(Dataset entries)
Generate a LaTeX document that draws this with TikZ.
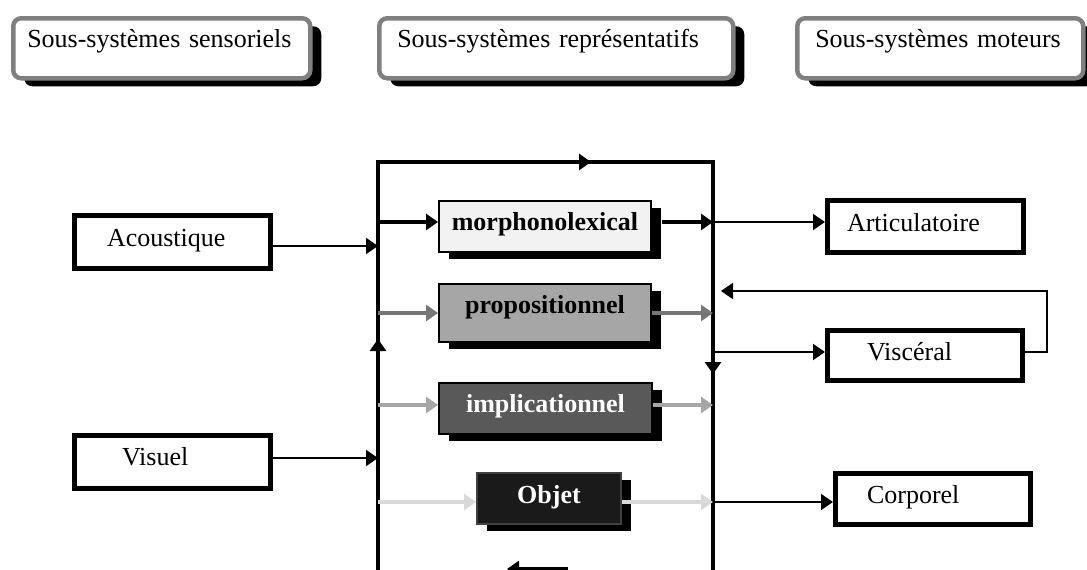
\documentclass[tikz,border=0pt]{standalone}
\usepackage{fontspec}
\setmainfont{Liberation Serif}
\usetikzlibrary{arrows.meta,shadows,calc}
\definecolor{headgray}{HTML}{808080}
\definecolor{morphfill}{HTML}{F2F2F2}
\definecolor{propfill}{HTML}{A6A6A6}
\definecolor{implfill}{HTML}{595959}
\definecolor{objfill}{HTML}{1A1A1A}
\definecolor{propline}{HTML}{767676}
\definecolor{implline}{HTML}{A6A6A6}
\definecolor{objline}{HTML}{D9D9D9}
\tikzset{
  txt/.style={font=\fontsize{26}{30}\selectfont},
  headbox/.style={txt, draw=headgray, line width=4.5pt, rounded corners=8pt, fill=white,
    inner ysep=0pt, align=left, anchor=north west, text height=29pt, text depth=31pt,
    drop shadow={shadow xshift=11pt, shadow yshift=-8pt, fill=black, opacity=1}},
  rowbox/.style={txt, font=\fontsize{26}{30}\selectfont\bfseries, draw=black, line width=2pt,
    inner ysep=0pt, inner xsep=0pt, anchor=north west, text height=29pt, text depth=22pt,
    drop shadow={shadow xshift=10pt, shadow yshift=-7pt, fill=black, opacity=1}},
  sidebox/.style={txt, draw=black, line width=5pt, fill=white, inner ysep=0pt,
    align=left, anchor=north west},
  tip/.style={-{Triangle[length=12pt,width=16pt]}},
  conn/.style={line width=2pt, tip},
  fatconn/.style={line width=4.5pt, tip},
  framel/.style={line width=4.5pt}
}
\begin{document}
\begin{tikzpicture}[x=1pt,y=-1pt]
\useasboundingbox (0,0) rectangle (1087,570);
\clip (0,0) rectangle (1087,570);

% header boxes
\node[headbox, text width=269pt, inner xsep=14pt] (hs) at (11,16) {Sous-systèmes sensoriels};
\node[headbox, text width=318pt, inner xsep=18pt] (hr) at (377,16) {Sous-systèmes représentatifs};
\node[headbox, text width=250pt, inner xsep=18pt] (hm) at (795,16) {Sous-systèmes moteurs};

% frame coordinates
\coordinate (TL) at (378,162);
\coordinate (TR) at (713,162);
\coordinate (TM) at (591,162);
\coordinate (BL) at (378,580);
\coordinate (BR) at (713,580);
\coordinate (LM) at (378,339);
\coordinate (RM) at (713,374);
\coordinate (BA1) at (568,569);
\coordinate (BA2) at (507,569);

\draw[framel] (BL) -- (TL) -- (TR) -- (BR);
\draw[framel, tip] (TL) -- (TM);
\draw[framel, tip] (BL) -- (LM);
\draw[framel, tip] (TR) -- (RM);
\draw[framel, tip] (BA1) -- (BA2);

% central boxes
\node[rowbox, fill=morphfill, minimum width=212pt] (morph) at (438,200) {morphonolexical};
\node[rowbox, fill=propfill, minimum width=212pt, text depth=29pt] (prop) at (438,283) {propositionnel};
\node[rowbox, fill=implfill, text=white, minimum width=213pt] (impl) at (438,382) {implicationnel};
\node[rowbox, fill=objfill, draw=black!75, text=white, minimum width=144pt, text height=30pt, text depth=21pt] (obj) at (476,472) {Objet};

% side boxes
\node[sidebox, text width=131pt, inner xsep=32.5pt, text height=30.5pt, text depth=22.5pt] (ac) at (72,213) {Acoustique};
\node[sidebox, text width=101pt, inner xsep=47.5pt, text height=29.5pt, text depth=23.5pt] (vis) at (72,433) {Visuel};
\node[sidebox, text width=157pt, inner xsep=19.5pt, text height=30.5pt, text depth=21.5pt] (art) at (825,198) {Articulatoire};
\node[sidebox, text width=116pt, inner xsep=39.5pt, text height=29.5pt, text depth=20.5pt] (visc) at (825,328) {Viscéral};
\node[sidebox, text width=132pt, inner xsep=31.5pt, text height=29.5pt, text depth=21.5pt] (corp) at (833,471) {Corporel};

% connector coordinates
\coordinate (L1) at (378,222);
\coordinate (R1) at (713,222);
\coordinate (L2) at (378,313);
\coordinate (R2) at (713,313);
\coordinate (L3) at (378,405);
\coordinate (R3) at (713,405);
\coordinate (L4) at (378,502);
\coordinate (R4) at (713,502);
\coordinate (LA) at (378,246);
\coordinate (LV) at (378,458);
\coordinate (RV) at (713,352);
\coordinate (FBc) at (1047,291);
\coordinate (FB) at (721,291);

% row connectors
\draw[fatconn] (L1) -- (L1 -| morph.west);
\draw[fatconn] ($(R1 -| morph.east)+(10,0)$) -- (R1);
\draw[fatconn, propline] (L2) -- (L2 -| prop.west);
\draw[fatconn, propline] (R2 -| prop.east) -- (R2);
\draw[fatconn, implline] (L3) -- (L3 -| impl.west);
\draw[fatconn, implline] (R3 -| impl.east) -- (R3);
\draw[fatconn, objline] (L4) -- (L4 -| obj.west);
\draw[fatconn, objline] (R4 -| obj.east) -- (R4);

% sensory inputs
\draw[conn] (ac.east |- LA) -- (LA);
\draw[conn] (vis.east |- LV) -- (LV);

% motor outputs
\draw[conn] (R1) -- (R1 -| art.west);
\draw[conn] (RV) -- (RV -| visc.west);
\draw[conn] (R4) -- (R4 -| corp.west);
\draw[conn] (visc.east |- RV) -| (FBc) -- (FB);
\end{tikzpicture}
\end{document}
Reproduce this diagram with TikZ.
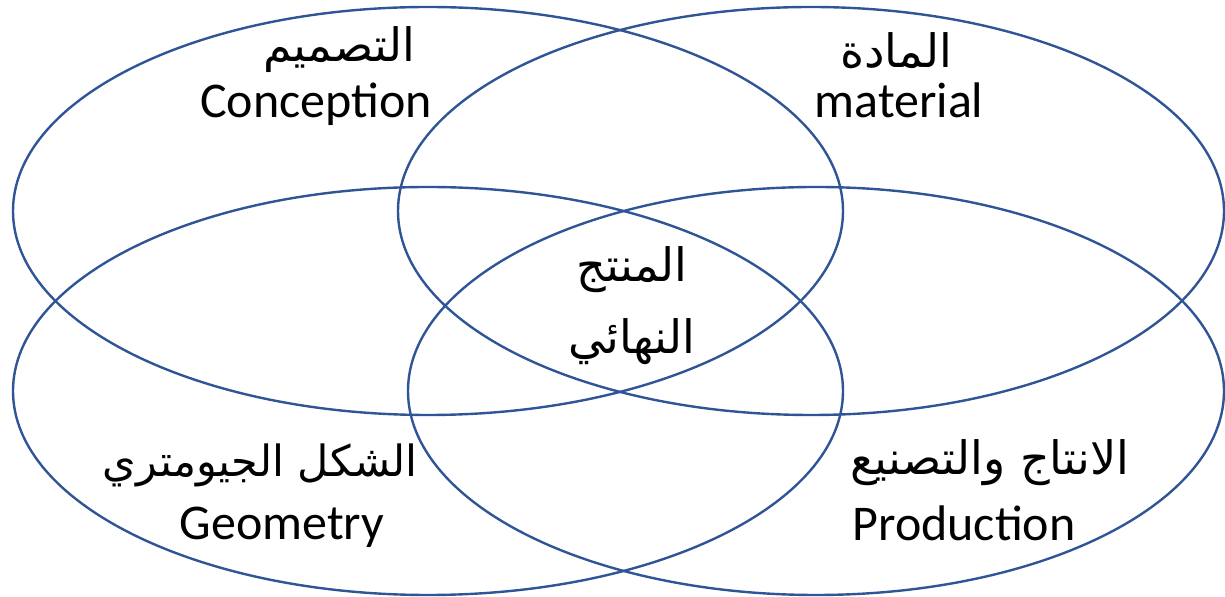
\documentclass[tikz,border=0pt]{standalone}
\usepackage{fontspec}
\setmainfont{Carlito}
\newfontfamily\arabicfont[Script=Arabic]{DejaVu Sans}
\TeXXeTstate=1
\definecolor{vennblue}{RGB}{47,85,151}
\tikzset{
  venn/.style={draw=vennblue, line width=1.2pt},
  entxt/.style={anchor=base, inner sep=0pt, font=\fontsize{25}{30}\selectfont},
  artxt/.style={anchor=base, inner sep=0pt, font=\arabicfont\fontsize{23}{28}\selectfont}
}
\begin{document}
\begin{tikzpicture}[x=0.5pt, y=-0.5pt]
    \useasboundingbox (0, 0) rectangle (1225, 597);

    % The four ellipses (top left, top right, bottom left, bottom right)
    \draw[venn] (428, 211) ellipse [x radius=415, y radius=204];
    \draw[venn] (811, 211) ellipse [x radius=413, y radius=204];
    \draw[venn] (428, 391) ellipse [x radius=415, y radius=204];
    \draw[venn] (816, 391) ellipse [x radius=408, y radius=204];

    % Top row labels
    \node[artxt] (conceptAr) at (339, 62) {\beginR التصميم\endR};
    \node[entxt] (conceptEn) at (316, 118) {Conception};
    \node[artxt] (materialAr) at (896, 68) {\beginR المادة\endR};
    \node[entxt] (materialEn) at (899, 118) {material};

    % Centre label
    \node[artxt] (productAr) at (632, 282) {\beginR المنتج\endR};
    \node[artxt] (finalAr) at (632, 354) {\beginR النهائي\endR};

    % Bottom row labels
    \node[artxt, font=\arabicfont\fontsize{21.5}{26}\selectfont] (geometryAr) at (260, 477) {\beginR الشكل الجيومتري\endR};
    \node[entxt] (geometryEn) at (282, 540) {Geometry};
    \node[artxt] (productionAr) at (990, 475) {\beginR الانتاج والتصنيع\endR};
    \node[entxt] (productionEn) at (964, 541) {Production};
  \end{tikzpicture}
\end{document}
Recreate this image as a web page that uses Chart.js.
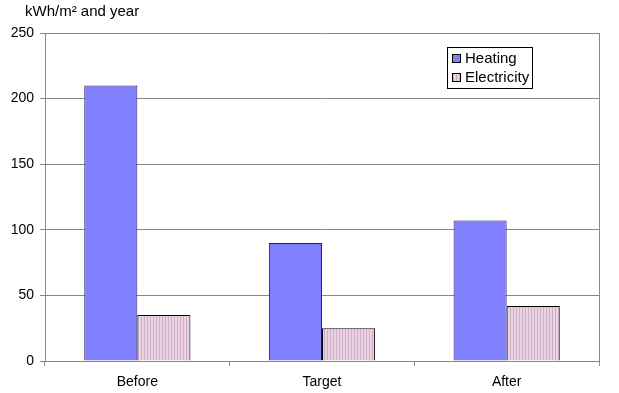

WRITTEN EXERCISE - Copy the listing in full and without alteration, omitting every picture.

THE REPLY -
Generate a LaTeX document that draws this with TikZ.
\documentclass[tikz,border=0pt]{standalone}
\usepackage{fontspec}
\setmainfont{Liberation Serif}
\usetikzlibrary{arrows.meta,shadows,calc}
\definecolor{headgray}{HTML}{808080}
\definecolor{morphfill}{HTML}{F2F2F2}
\definecolor{propfill}{HTML}{A6A6A6}
\definecolor{implfill}{HTML}{595959}
\definecolor{objfill}{HTML}{1A1A1A}
\definecolor{propline}{HTML}{767676}
\definecolor{implline}{HTML}{A6A6A6}
\definecolor{objline}{HTML}{D9D9D9}
\tikzset{
  txt/.style={font=\fontsize{26}{30}\selectfont},
  headbox/.style={txt, draw=headgray, line width=4.5pt, rounded corners=8pt, fill=white,
    inner ysep=0pt, align=left, anchor=north west, text height=29pt, text depth=31pt,
    drop shadow={shadow xshift=11pt, shadow yshift=-8pt, fill=black, opacity=1}},
  rowbox/.style={txt, font=\fontsize{26}{30}\selectfont\bfseries, draw=black, line width=2pt,
    inner ysep=0pt, inner xsep=0pt, anchor=north west, text height=29pt, text depth=22pt,
    drop shadow={shadow xshift=10pt, shadow yshift=-7pt, fill=black, opacity=1}},
  sidebox/.style={txt, draw=black, line width=5pt, fill=white, inner ysep=0pt,
    align=left, anchor=north west},
  tip/.style={-{Triangle[length=12pt,width=16pt]}},
  conn/.style={line width=2pt, tip},
  fatconn/.style={line width=4.5pt, tip},
  framel/.style={line width=4.5pt}
}
\begin{document}
\begin{tikzpicture}[x=1pt,y=-1pt]
\useasboundingbox (0,0) rectangle (1087,570);
\clip (0,0) rectangle (1087,570);

% header boxes
\node[headbox, text width=269pt, inner xsep=14pt] (hs) at (11,16) {Sous-systèmes sensoriels};
\node[headbox, text width=318pt, inner xsep=18pt] (hr) at (377,16) {Sous-systèmes représentatifs};
\node[headbox, text width=250pt, inner xsep=18pt] (hm) at (795,16) {Sous-systèmes moteurs};

% frame coordinates
\coordinate (TL) at (378,162);
\coordinate (TR) at (713,162);
\coordinate (TM) at (591,162);
\coordinate (BL) at (378,580);
\coordinate (BR) at (713,580);
\coordinate (LM) at (378,339);
\coordinate (RM) at (713,374);
\coordinate (BA1) at (568,569);
\coordinate (BA2) at (507,569);

\draw[framel] (BL) -- (TL) -- (TR) -- (BR);
\draw[framel, tip] (TL) -- (TM);
\draw[framel, tip] (BL) -- (LM);
\draw[framel, tip] (TR) -- (RM);
\draw[framel, tip] (BA1) -- (BA2);

% central boxes
\node[rowbox, fill=morphfill, minimum width=212pt] (morph) at (438,200) {morphonolexical};
\node[rowbox, fill=propfill, minimum width=212pt, text depth=29pt] (prop) at (438,283) {propositionnel};
\node[rowbox, fill=implfill, text=white, minimum width=213pt] (impl) at (438,382) {implicationnel};
\node[rowbox, fill=objfill, draw=black!75, text=white, minimum width=144pt, text height=30pt, text depth=21pt] (obj) at (476,472) {Objet};

% side boxes
\node[sidebox, text width=131pt, inner xsep=32.5pt, text height=30.5pt, text depth=22.5pt] (ac) at (72,213) {Acoustique};
\node[sidebox, text width=101pt, inner xsep=47.5pt, text height=29.5pt, text depth=23.5pt] (vis) at (72,433) {Visuel};
\node[sidebox, text width=157pt, inner xsep=19.5pt, text height=30.5pt, text depth=21.5pt] (art) at (825,198) {Articulatoire};
\node[sidebox, text width=116pt, inner xsep=39.5pt, text height=29.5pt, text depth=20.5pt] (visc) at (825,328) {Viscéral};
\node[sidebox, text width=132pt, inner xsep=31.5pt, text height=29.5pt, text depth=21.5pt] (corp) at (833,471) {Corporel};

% connector coordinates
\coordinate (L1) at (378,222);
\coordinate (R1) at (713,222);
\coordinate (L2) at (378,313);
\coordinate (R2) at (713,313);
\coordinate (L3) at (378,405);
\coordinate (R3) at (713,405);
\coordinate (L4) at (378,502);
\coordinate (R4) at (713,502);
\coordinate (LA) at (378,246);
\coordinate (LV) at (378,458);
\coordinate (RV) at (713,352);
\coordinate (FBc) at (1047,291);
\coordinate (FB) at (721,291);

% row connectors
\draw[fatconn] (L1) -- (L1 -| morph.west);
\draw[fatconn] ($(R1 -| morph.east)+(10,0)$) -- (R1);
\draw[fatconn, propline] (L2) -- (L2 -| prop.west);
\draw[fatconn, propline] (R2 -| prop.east) -- (R2);
\draw[fatconn, implline] (L3) -- (L3 -| impl.west);
\draw[fatconn, implline] (R3 -| impl.east) -- (R3);
\draw[fatconn, objline] (L4) -- (L4 -| obj.west);
\draw[fatconn, objline] (R4 -| obj.east) -- (R4);

% sensory inputs
\draw[conn] (ac.east |- LA) -- (LA);
\draw[conn] (vis.east |- LV) -- (LV);

% motor outputs
\draw[conn] (R1) -- (R1 -| art.west);
\draw[conn] (RV) -- (RV -| visc.west);
\draw[conn] (R4) -- (R4 -| corp.west);
\draw[conn] (visc.east |- RV) -| (FBc) -- (FB);
\end{tikzpicture}
\end{document}
Reproduce this diagram with TikZ.
\documentclass[tikz,border=0pt]{standalone}
\usepackage{fontspec}
\setmainfont{Carlito}
\newfontfamily\arabicfont[Script=Arabic]{DejaVu Sans}
\TeXXeTstate=1
\definecolor{vennblue}{RGB}{47,85,151}
\tikzset{
  venn/.style={draw=vennblue, line width=1.2pt},
  entxt/.style={anchor=base, inner sep=0pt, font=\fontsize{25}{30}\selectfont},
  artxt/.style={anchor=base, inner sep=0pt, font=\arabicfont\fontsize{23}{28}\selectfont}
}
\begin{document}
\begin{tikzpicture}[x=0.5pt, y=-0.5pt]
    \useasboundingbox (0, 0) rectangle (1225, 597);

    % The four ellipses (top left, top right, bottom left, bottom right)
    \draw[venn] (428, 211) ellipse [x radius=415, y radius=204];
    \draw[venn] (811, 211) ellipse [x radius=413, y radius=204];
    \draw[venn] (428, 391) ellipse [x radius=415, y radius=204];
    \draw[venn] (816, 391) ellipse [x radius=408, y radius=204];

    % Top row labels
    \node[artxt] (conceptAr) at (339, 62) {\beginR التصميم\endR};
    \node[entxt] (conceptEn) at (316, 118) {Conception};
    \node[artxt] (materialAr) at (896, 68) {\beginR المادة\endR};
    \node[entxt] (materialEn) at (899, 118) {material};

    % Centre label
    \node[artxt] (productAr) at (632, 282) {\beginR المنتج\endR};
    \node[artxt] (finalAr) at (632, 354) {\beginR النهائي\endR};

    % Bottom row labels
    \node[artxt, font=\arabicfont\fontsize{21.5}{26}\selectfont] (geometryAr) at (260, 477) {\beginR الشكل الجيومتري\endR};
    \node[entxt] (geometryEn) at (282, 540) {Geometry};
    \node[artxt] (productionAr) at (990, 475) {\beginR الانتاج والتصنيع\endR};
    \node[entxt] (productionEn) at (964, 541) {Production};
  \end{tikzpicture}
\end{document}
Recreate this image as a web page that uses Chart.js.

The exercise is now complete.